Well I almost thought I wouldn’t see the day that the shinny new Milwaukee roof gun would show up on my jobsite… every hinge, spring, latch, point for point lined up exactly to my cheapo albeit nicer machining and the back end caps differed ( Milwaukee was angled and mine was not) they where the same… just a $200 difference. So this cheap gun has layed over 3000 sq so far and I’m not retiring it soon. I get about $90-130 a sq LABOR do the math!

No one gets $90 a sq to install shingles. You are crazy. I’ve been roofing sense 1993. I’ve used lots if nail guns. Bostitch is the best it’s less then 5 lbs. The Milwaukee is a good gun and not a knockoff or copy. It’s also light just over 5 lbs. The knockoff guns weigh 8 to 11 lbs. Due to the cheap materials used on the housing. No one can roof all day with a 10 lb. Gun. That’s just crazy. A magnesium housing is the only way to go. Putting on 3000 sq of shingles is just an easy week. That’s nothing. I have been using my Bostitch sense 2003 and I have put maybe a million squares on with it, only had to take it apart and clean it twice. If you want a good gun get a Bostitch, and get a Milwaukee as a backup. Both are great guns.

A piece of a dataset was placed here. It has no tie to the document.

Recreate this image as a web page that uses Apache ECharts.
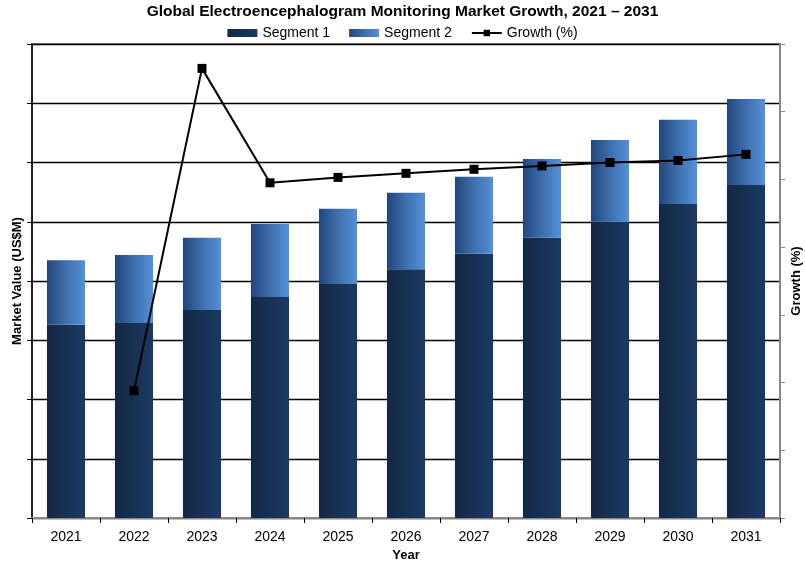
<!DOCTYPE html>
<html>
<head>
<meta charset="utf-8">
<script src="https://cdn.jsdelivr.net/npm/echarts@6/dist/echarts.min.js"></script>
<style>html,body{margin:0;padding:0;background:#fff}#c{width:805px;height:563px}</style>
</head>
<body>
<div id="c"></div>
<script>
var years = ['2021','2022','2023','2024','2025','2026','2027','2028','2029','2030','2031'];
var segment1 = [3.26, 3.29, 3.51, 3.73, 3.95, 4.20, 4.46, 4.73, 5.00, 5.30, 5.62];
var segment2 = [1.09, 1.15, 1.22, 1.23, 1.27, 1.29, 1.30, 1.33, 1.38, 1.42, 1.45];
var growth = [null, 1.88, 6.64, 4.95, 5.03, 5.09, 5.15, 5.20, 5.25, 5.28, 5.37];

var FONT = '"Liberation Sans", Arial, sans-serif';
var chart = echarts.init(document.getElementById('c'), null, {renderer: 'canvas'});
var seg1Color = {type: 'linear', x: 0, y: 0, x2: 1, y2: 0, colorStops: [
  {offset: 0, color: '#132845'}, {offset: 1, color: '#1b3a62'}]};
var seg2Color = {type: 'linear', x: 0, y: 0, x2: 1, y2: 0, colorStops: [
  {offset: 0, color: '#21467a'}, {offset: 0.5, color: '#3d6fae'}, {offset: 1, color: '#5690d8'}]};

chart.setOption({
  animation: false,
  textStyle: {fontFamily: FONT},
  title: {
    text: 'Global Electroencephalogram Monitoring Market Growth, 2021 \u2013 2031',
    left: 'center', top: -1,
    textStyle: {fontFamily: FONT, fontSize: 15.5, fontWeight: 'bold', color: '#000'}
  },
  legend: {
    top: 21, left: 'center', itemGap: 19,
    itemWidth: 30, itemHeight: 8,
    textStyle: {fontFamily: FONT, fontSize: 14, color: '#000'},
    data: [
      {name: 'Segment 1', icon: 'rect'},
      {name: 'Segment 2', icon: 'rect'},
      {name: 'Growth (%)'}
    ]
  },
  grid: {left: 32, right: 25, top: 44, bottom: 45, outerBoundsMode: 'none', containLabel: false,
    show: true, borderColor: '#888', borderWidth: 2, backgroundColor: 'transparent'},
  xAxis: {
    type: 'category', data: years, boundaryGap: true,
    name: 'Year', nameLocation: 'middle', nameGap: 31,
    nameTextStyle: {fontFamily: FONT, fontSize: 13, fontWeight: 'bold', color: '#000'},
    axisLine: {lineStyle: {color: '#888', width: 2}},
    axisTick: {show: true, length: 5, lineStyle: {color: '#000'}},
    axisLabel: {fontFamily: FONT, fontSize: 14, color: '#000', margin: 12}
  },
  yAxis: [{
    type: 'value', min: 0, max: 8, interval: 1,
    name: 'Market Value (US$M)', nameLocation: 'middle', nameGap: 8, nameRotate: 90,
    nameTextStyle: {fontFamily: FONT, fontSize: 13, fontWeight: 'bold', color: '#000'},
    axisLine: {show: true, lineStyle: {color: '#000', width: 1.5}},
    axisTick: {show: true, length: 5, lineStyle: {color: '#000'}},
    axisLabel: {show: false},
    splitLine: {show: true, lineStyle: {color: '#000', width: 1.3}}
  }, {
    type: 'value', min: 0, max: 7, interval: 1,
    name: 'Growth (%)', nameLocation: 'middle', nameGap: 10, nameRotate: 90,
    nameTextStyle: {fontFamily: FONT, fontSize: 13, fontWeight: 'bold', color: '#000', verticalAlign: 'top'},
    axisLine: {show: true, lineStyle: {color: '#888', width: 2}},
    axisTick: {show: true, length: 5, lineStyle: {color: '#888'}},
    axisLabel: {show: false},
    splitLine: {show: false}
  }],
  series: [{
    name: 'Segment 1', type: 'bar', stack: 'mv', data: segment1,
    barWidth: '56%', itemStyle: {color: seg1Color}
  }, {
    name: 'Segment 2', type: 'bar', stack: 'mv', data: segment2,
    barWidth: '56%', itemStyle: {color: seg2Color}
  }, {
    name: 'Growth (%)', type: 'line', yAxisIndex: 1, data: growth,
    symbol: 'rect', symbolSize: 9, connectNulls: false,
    lineStyle: {color: '#000', width: 2}, itemStyle: {color: '#000'}
  }]
});
</script>
</body>
</html>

Your right, sometimes I make a lot more, You must know that insurance companies pay quite well, my next roof is 17sq with 2 layer tear off, total price is $5800, less aprox $2000 in materials/permit/dumpster leaves $3800, comes out to $223 and change per sq labor. Sure I’ll be paying a couple guys to help with tear off and clean up but as you can see I’ll be getting well north of $90 a sq.

Oh and yes I’ll be using my old cheep nailer. It’s still going strong, and I stand by the FACT that it and the Milwaukee are twins from birth.